All airlines that serve Charlotte Douglas agreed to the lease.

American Airlines operates about 90 percent of the flights at Charlotte Douglas, and it has most of the “exclusive” use gates that won’t be part of the new agreement.

But the airport said Monday that the Federal Aviation Administration urges airports to offer more flexible gates, and that it would have been difficult to receive federal grant money to upgrade airport facilities that have “exclusive” use gates.

Charlotte Douglas is planning to upgrade most of its concourses as part of a $2.5 billion master plan. The airport plans to spend about $55 million upgrading the terminal and concourses, and if exclusive gates continued, the major airlines might have had to pay for those improvements themselves.

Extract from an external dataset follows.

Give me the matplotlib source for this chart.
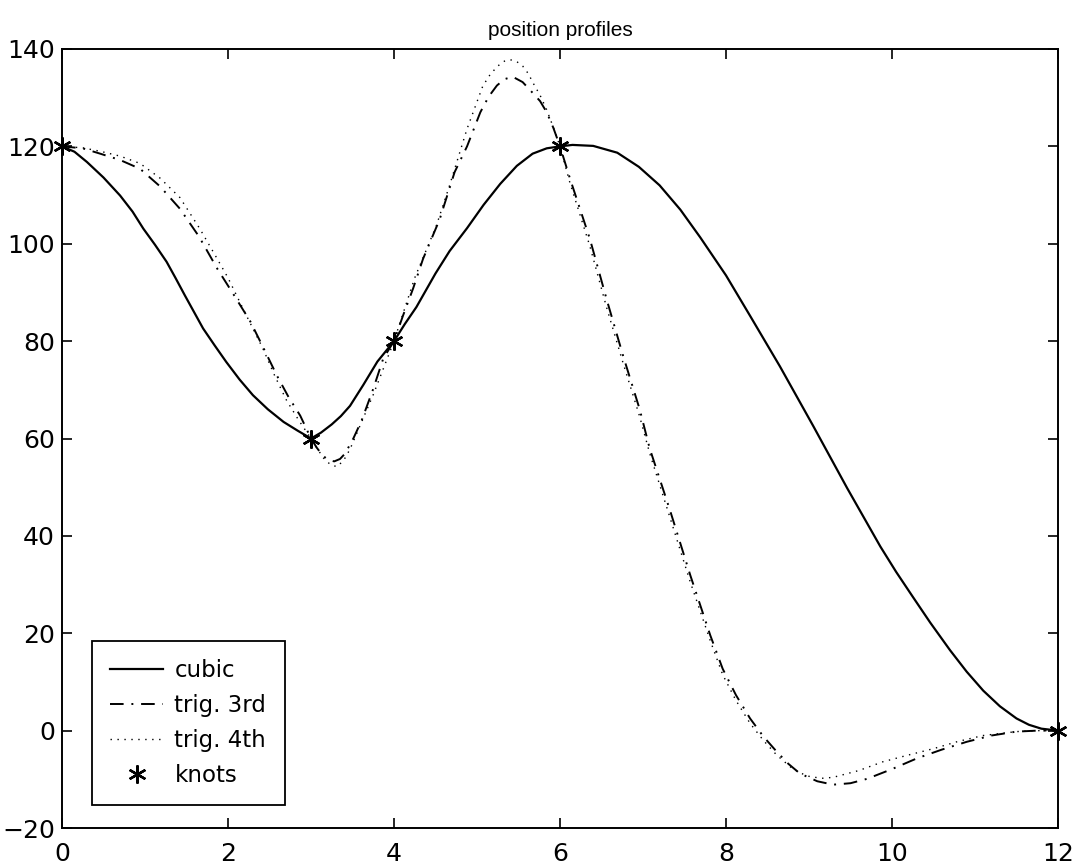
import matplotlib
matplotlib.use("Agg")
import matplotlib.pyplot as plt

# ---- data ----
cubic_x = [0, 0.15, 0.30, 0.50, 0.70, 0.85, 0.98, 1.12, 1.26, 1.37, 1.48, 1.59,
           1.70, 1.84, 1.98, 2.14, 2.30, 2.48, 2.67, 2.84, 3.0,
           3.12, 3.25, 3.36, 3.47, 3.63, 3.80, 3.90, 4.0, 4.13, 4.27, 4.39,
           4.50, 4.67, 4.88, 5.08, 5.28, 5.48, 5.67, 5.84, 6.0,
           6.15, 6.40, 6.69, 6.95, 7.20, 7.45, 7.69, 8.0, 8.29, 8.65, 9.05,
           9.46, 9.86, 10.05, 10.25, 10.46, 10.70, 10.90, 11.10, 11.30, 11.50,
           11.65, 11.80, 12.0]
cubic_y = [120, 118.9, 116.8, 113.6, 109.9, 106.6, 103.1, 99.8, 96.3, 92.9, 89.4,
           86.0, 82.6, 79.1, 75.7, 72.1, 68.9, 66.0, 63.4, 61.6, 60.0,
           61.2, 62.9, 64.6, 66.7, 71.0, 75.8, 77.9, 80.0, 83.5, 87.0, 90.6,
           93.9, 98.5, 103.2, 108.0, 112.3, 116.0, 118.5, 119.6, 120.0,
           120.3, 120.1, 118.7, 115.8, 112.0, 107.0, 101.3, 93.5, 85.2, 74.8, 62.6,
           49.8, 37.8, 32.6, 27.5, 22.2, 16.5, 12.1, 8.2, 5.0, 2.5,
           1.2, 0.4, 0.0]

trig3_x = [0, 0.25, 0.46, 0.70, 0.94, 1.18, 1.42, 1.65, 1.87, 2.07, 2.27, 2.43,
           2.59, 2.73, 2.87, 3.0, 3.07, 3.14, 3.21, 3.28, 3.35, 3.41, 3.51,
           3.61, 3.75, 3.87, 4.0, 4.11, 4.23, 4.35, 4.55, 4.73, 4.88,
           5.04, 5.14, 5.24, 5.33, 5.43, 5.55, 5.67, 5.76, 5.84, 5.92, 6.0,
           6.12, 6.36, 6.56, 6.76, 6.96, 7.08, 7.33, 7.57, 7.81, 7.96, 8.12,
           8.29, 8.45, 8.61, 8.75, 8.89, 9.10, 9.29, 9.50, 9.70, 10.0, 10.3,
           10.6, 10.9, 11.2, 11.5, 11.75, 12.0]
trig3_y = [120, 119.6, 118.5, 117.2, 115.4, 111.8, 107.2, 101.5, 94.9, 89.5,
           84.0, 78.5, 72.9, 68.5, 64.7, 60.0, 58.1, 56.5, 55.6, 55.3, 55.8,
           56.9, 60.0, 63.7, 70.2, 76.4, 80.0, 85.3, 90.8, 96.9, 105.0, 114.7,
           120.0, 127.0, 130.2, 132.5, 133.8, 134.3, 133.2, 131.0, 129.3, 127.0,
           123.8, 120.0, 113.4, 101.0, 88.7, 77.0, 66.0, 58.0, 45.0, 31.9, 19.6,
           12.7, 7.3, 2.5, -1.2, -4.3, -6.8, -8.8, -10.4, -11.1, -10.8, -9.9,
           -7.9, -5.7, -3.9, -2.3, -1.0, -0.2, 0.0, 0.0]

trig4_x = [0, 0.25, 0.46, 0.70, 0.94, 1.18, 1.42, 1.66, 1.85, 2.0, 2.2, 2.42,
           2.56, 2.70, 2.85, 3.0, 3.08, 3.15, 3.23, 3.31, 3.39, 3.47, 3.55,
           3.65, 3.75, 4.0, 4.25, 4.51, 4.67, 4.88, 5.07, 5.16, 5.25, 5.33,
           5.40, 5.48, 5.55, 5.62, 5.67, 5.76, 5.84, 5.92, 6.0,
           6.12, 6.36, 6.56, 6.76, 6.96, 7.08, 7.33, 7.57, 7.81, 7.96, 8.12,
           8.29, 8.45, 8.61, 8.80, 8.97, 9.15, 9.29, 9.60, 9.89, 10.2, 10.5,
           10.8, 11.1, 11.5, 11.75, 12.0]
trig4_y = [120, 119.7, 119.0, 118.0, 116.5, 113.5, 109.5, 103.1, 97.5, 93.0,
           86.0, 78.5, 73.0, 68.0, 63.8, 60.0, 57.8, 56.0, 54.7, 54.2, 55.4,
           57.8, 61.0, 65.0, 69.0, 80.0, 93.0, 103.7, 112.0, 123.6, 132.4,
           134.8, 136.5, 137.5, 137.8, 137.4, 136.5, 134.9, 133.2, 130.5, 127.5,
           123.9, 120.0, 112.5, 99.5, 87.0, 75.5, 64.5, 57.0, 43.5, 30.5, 18.5,
           11.5, 6.2, 1.5, -2.0, -5.0, -7.8, -9.3, -9.8, -9.6, -8.2, -6.4,
           -5.0, -3.7, -2.2, -1.0, -0.2, 0.0, 0.0]

knots_x = [0, 3, 4, 6, 12]
knots_y = [120, 60, 80, 120, 0]

x_ticks = [0, 2, 4, 6, 8, 10, 12]
y_ticks = [-20, 0, 20, 40, 60, 80, 100, 120, 140]

# ---- figure ----
plt.rcParams['font.family'] = ['DejaVu Sans']
fig = plt.figure(figsize=(10.78, 8.68), dpi=100)
ax = fig.add_axes([62/1078, 40/868, 996/1078, 779/868])

ax.plot(cubic_x, cubic_y, color='black', lw=1.6, ls='-', label='cubic',
        solid_joinstyle='round')
ax.plot(trig3_x, trig3_y, color='black', lw=1.4, dashes=(7, 4, 1, 4),
        label='trig. 3rd')
ax.plot(trig4_x, trig4_y, color='black', lw=1.0, dashes=(1, 4),
        label='trig. 4th')
ax.plot(knots_x, knots_y, ls='none', marker=(6, 2, 0), ms=13, mew=1.7,
        color='black', label='knots', clip_on=False, zorder=5)

ax.set_xlim(0, 12)
ax.set_ylim(-20, 140)
ax.set_xticks(x_ticks)
ax.set_yticks(y_ticks)
ax.tick_params(direction='in', length=7, width=1.2, top=True, right=True,
               labelsize=18, pad=5, colors='black')
ax.tick_params(axis='x', pad=10)
for s in ax.spines.values():
    s.set_linewidth(1.4)
    s.set_color('black')

ax.set_title('position profiles', fontsize=15, pad=9,
             family=['Liberation Sans', 'DejaVu Sans'])

leg = ax.legend(loc='lower left', bbox_to_anchor=(0.030, 0.0295),
                borderaxespad=0, fontsize=16.5, frameon=True, fancybox=False,
                framealpha=1, edgecolor='black', handlelength=2.3,
                handletextpad=0.5, labelspacing=0.52, borderpad=0.8)
leg.get_frame().set_linewidth(1.3)

fig.savefig('out.png', dpi=100)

The new lease also continues a revenue-sharing program where airlines receive 40 percent of the money generated from parking and concessions. Last year that was about $15 million.

In exchange for continuing the revenue-sharing, the airlines agreed to backstop up to $500 million of the airport’s outstanding debt. If the airport was no longer able to pay its debt, the airlines would have to step in.

“The financial protections are the huge benefit from this lease,” Cagle said.

Carlee also asked that council members delay voting on a sale of 11 acres of the old Eastland Mall site until April. The city has reached a deal with Charlotte Mecklenburg Schools to buy the land, which will be used for a K-8 language immersion school.

Carlee said a rezoning needed for the school to move forward could be considered at the same time.